When you start editing, first thing is choosing the footage. It takes a long time, but you need to watch everything you shot to know what to keep in your edit. When you find good parts, put the file on Final Cut and crop it so that you only keep what you want to see in your edit. Once done, you’ll have to choose the song. It’s a very important part of the video. I’d rather choose a song that starts slow and gradually gets stronger and stronger and then explodes. The important thing for the song is that it has some particular noises that stand out so that you can make it match the edit. Beware of the copyrights as well, you don’t want to finish your whole edit and then restart it from scratch because Facebook or Instagram didn’t allow you to upload it with that song. Trust me, you don’t want it to happen. So before starting the edit, upload the song to Instagram or anything to make sure you won’t have to restart everything. Once done, you can start editing.

I love creating a sort of plan on a blank paper by hand with a timeline and the different parts of the song and what kind of footage you want to put at these specific moments.
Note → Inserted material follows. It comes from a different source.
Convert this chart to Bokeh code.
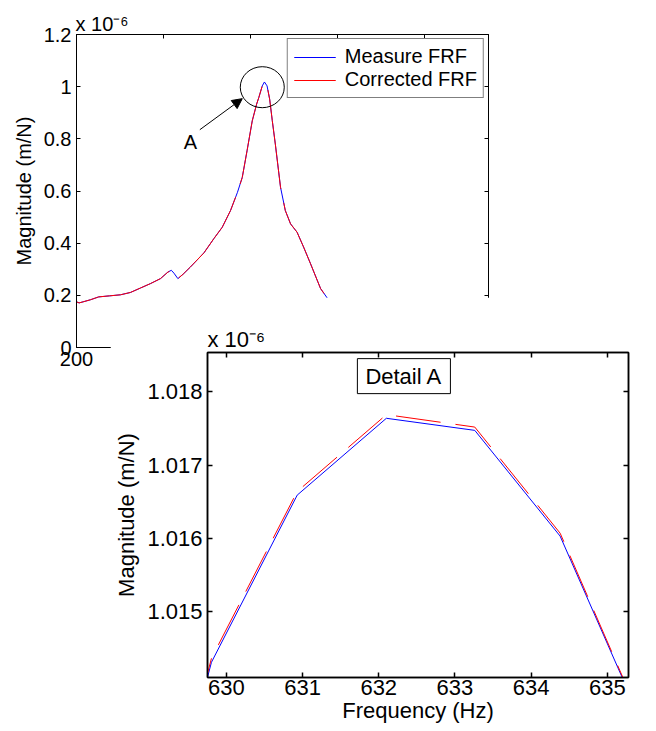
from bokeh.plotting import figure
from bokeh.models import LinearAxis, FixedTicker, Label, Arrow, NormalHead, Range1d
from bokeh.layouts import column
from bokeh.embed import file_html
from bokeh.resources import INLINE

FONT = "Liberation Sans"

# ---- main plot data (magnitude in units of 1e-6 m/N) ----
main_freq = [200, 206, 215, 232, 251, 276, 301, 324, 347, 370, 393, 410, 418, 424, 433,
             445, 462, 493, 516, 535, 554, 570, 581, 592, 604, 614, 619, 627, 632, 638,
             644, 650, 657, 669, 680, 692, 707, 722, 738, 761, 780]
main_measured = [0.175, 0.171, 0.175, 0.183, 0.194, 0.198, 0.202, 0.211, 0.228, 0.245,
                 0.264, 0.289, 0.296, 0.285, 0.264, 0.281, 0.309, 0.363, 0.418, 0.461,
                 0.525, 0.595, 0.652, 0.754, 0.869, 0.933, 0.958, 1.003, 1.018, 1.003,
                 0.952, 0.870, 0.780, 0.614, 0.525, 0.474, 0.442, 0.385, 0.321, 0.226, 0.181]
main_corrected = list(main_measured)
main_x_ticks = [200, 400, 600, 800, 1000]
main_y_ticks = [0, 0.2, 0.4, 0.6, 0.8, 1.0, 1.2]
main_y_labels = ["0", "0.2", "0.4", "0.6", "0.8", "1", "1.2"]
scale_text = "x 10\u207b\u2076"

# ---- detail A data ----
detail_freq = [628.66, 629.805, 630.93, 632.10, 633.26, 634.38, 635.52]
detail_measured = [1.00978, 1.014306, 1.01659, 1.01764, 1.017475, 1.01603, 1.013326]
detail_corrected = [1.00980, 1.01436, 1.01664, 1.01769, 1.01752, 1.01607, 1.01334]
detail_x_ticks = [630, 631, 632, 633, 634, 635]
detail_y_ticks = [1.015, 1.016, 1.017, 1.018]
detail_y_labels = ["1.015", "1.016", "1.017", "1.018"]

# annotation anchors (data coords)
circle_x, circle_y = 627, 0.998
arrow_from = (483.5, 0.835)
arrow_to = (581, 0.954)
a_label_pos = (462, 0.788)
detail_label_pos = (632.33, 1.018216)


def style_axis(ax, size, tick_len):
    ax.major_tick_in = tick_len
    ax.major_tick_out = 0
    ax.minor_tick_in = 0
    ax.minor_tick_out = 0
    ax.axis_line_color = "black"
    ax.major_tick_line_color = "black"
    ax.major_label_text_font = FONT
    ax.major_label_text_font_size = size
    ax.major_label_text_color = "black"
    ax.axis_label_text_font = FONT
    ax.axis_label_text_font_size = size
    ax.axis_label_text_font_style = "normal"
    ax.axis_label_text_color = "black"


def box_axes(fig, xticks, yticks, tick_len, lw):
    top = LinearAxis(ticker=FixedTicker(ticks=xticks))
    right = LinearAxis(ticker=FixedTicker(ticks=yticks))
    for ax in (top, right):
        style_axis(ax, "1px", tick_len)
        ax.major_label_text_color = None
        ax.major_label_standoff = 0
        ax.axis_line_width = lw
        ax.major_tick_line_width = lw
    fig.add_layout(top, "above")
    fig.add_layout(right, "right")


BORDER_LEFT = 97  # shared left border of both figures

# ================= main figure =================
p = figure(width=BORDER_LEFT + 412 + 20, height=34 + 313 + 40,
           min_border_left=BORDER_LEFT, min_border_top=34, min_border_right=20,
           min_border_bottom=40,
           x_range=Range1d(200, 1147), y_range=Range1d(0, 1.2),
           output_backend="svg", toolbar_location=None)
p.background_fill_color = "white"
p.border_fill_color = "white"
p.outline_line_color = "black"
p.xgrid.visible = False
p.ygrid.visible = False

p.title.text = scale_text
p.title.align = "left"
p.title.offset = -1
p.title.standoff = 0
p.title.text_font = FONT
p.title.text_font_size = "20px"
p.title.text_font_style = "normal"
p.title.text_color = "black"

p.xaxis.ticker = FixedTicker(ticks=main_x_ticks)
p.yaxis.ticker = FixedTicker(ticks=main_y_ticks)
p.yaxis.major_label_overrides = {t: l for t, l in zip(main_y_ticks, main_y_labels)}
for ax in p.xaxis + p.yaxis:
    style_axis(ax, "20px", 4)
p.xaxis.major_label_standoff = 4
p.yaxis.major_label_standoff = 5
p.yaxis.axis_label = "Magnitude (m/N)"
p.yaxis.axis_label_standoff = 6
box_axes(p, main_x_ticks, main_y_ticks, 4, 1)

p.line(main_freq, main_measured, line_color="#0000ff", line_width=1,
       legend_label="Measure FRF")
p.line(main_freq, main_corrected, line_color="#ff0000", line_width=1,
       line_dash="100 14", legend_label="Corrected FRF")

p.ellipse(x=[circle_x], y=[circle_y], width=44, height=41,
          width_units="screen", height_units="screen",
          fill_color=None, line_color="black", line_width=1)
p.add_layout(Arrow(x_start=arrow_from[0], y_start=arrow_from[1],
                   x_end=arrow_to[0], y_end=arrow_to[1], line_color="black", line_width=1,
                   end=NormalHead(size=10, fill_color="black", line_color="black")))
p.add_layout(Label(x=a_label_pos[0], y=a_label_pos[1], text="A", text_align="center",
                   text_baseline="middle", text_font=FONT, text_font_size="20px",
                   text_color="black"))

lg = p.legend[0]
lg.location = "top_right"
lg.margin = 4
lg.padding = 6
lg.spacing = 0
lg.glyph_width = 42
lg.glyph_height = 20
lg.label_height = 20
lg.label_standoff = 9
lg.label_text_font = FONT
lg.label_text_font_size = "20px"
lg.label_text_color = "black"
lg.border_line_color = "black"
lg.border_line_width = 1
lg.background_fill_color = "white"
lg.background_fill_alpha = 1.0

# ================= detail figure =================
q = figure(width=BORDER_LEFT + 425 + 16, height=55 + 325 + 53,
           min_border_left=BORDER_LEFT, min_border_top=55, min_border_right=16,
           min_border_bottom=53,
           x_range=Range1d(629.753, 635.277), y_range=Range1d(1.014098, 1.018539),
           output_backend="svg", toolbar_location=None)
q.background_fill_color = "white"
q.border_fill_color = "white"
q.outline_line_color = "black"
q.outline_line_width = 1.5
q.xgrid.visible = False
q.ygrid.visible = False

q.title.text = scale_text
q.title.align = "left"
q.title.offset = 0
q.title.standoff = 2
q.title.text_font = FONT
q.title.text_font_size = "22px"
q.title.text_font_style = "normal"
q.title.text_color = "black"

q.xaxis.ticker = FixedTicker(ticks=detail_x_ticks)
q.yaxis.ticker = FixedTicker(ticks=detail_y_ticks)
q.yaxis.major_label_overrides = {t: l for t, l in zip(detail_y_ticks, detail_y_labels)}
for ax in q.xaxis + q.yaxis:
    style_axis(ax, "22px", 5)
    ax.axis_line_width = 1.5
    ax.major_tick_line_width = 1.5
q.xaxis.major_label_standoff = 2
q.yaxis.major_label_standoff = 5
q.xaxis.axis_label = "Frequency (Hz)"
q.xaxis.axis_label_standoff = 0
q.yaxis.axis_label = "Magnitude (m/N)"
q.yaxis.axis_label_standoff = 5
box_axes(q, detail_x_ticks, detail_y_ticks, 5, 1.5)

q.line(detail_freq, detail_measured, line_color="#0000ff", line_width=1)
q.line(detail_freq, detail_corrected, line_color="#ff0000", line_width=1, line_dash="45 15")

q.add_layout(Label(x=detail_label_pos[0], y=detail_label_pos[1], text="Detail A",
                   text_align="center", text_baseline="middle", text_font=FONT,
                   text_font_size="22px", text_color="black",
                   border_line_color="black", border_line_width=1,
                   background_fill_color="white", padding=(8, 5)))

# main frame left at x=76, detail canvas at (110, 297)
p.margin = (0, 0, 0, 76 - BORDER_LEFT)
q.margin = (297 - (34 + 313 + 40), 0, 0, 110)

layout = column(p, q)
open("out.html", "w").write(file_html(layout, INLINE))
It’s very important to make your edit match your song. Slow-mo’s always look good ! Consider making a 90-100% slow-mo video, it might look very good depending on the kind of footage you have and the song you chose. But make sure you don’t over-slow the footage. Your footage has to look smooth or it won’t look good if you slow it down too much. I personally don’t really like fast forwards. You’d rather crop you footage so that we can see just a small part of it than putting a long footage and add a fast forward. Make sure not to put the same footage for too long or it will look boring for the viewer. Also make sure to correct the colors and make your footage look mint! With all that being said, there’s no miracle, you have to spend time editing – the more you create, the better it will look!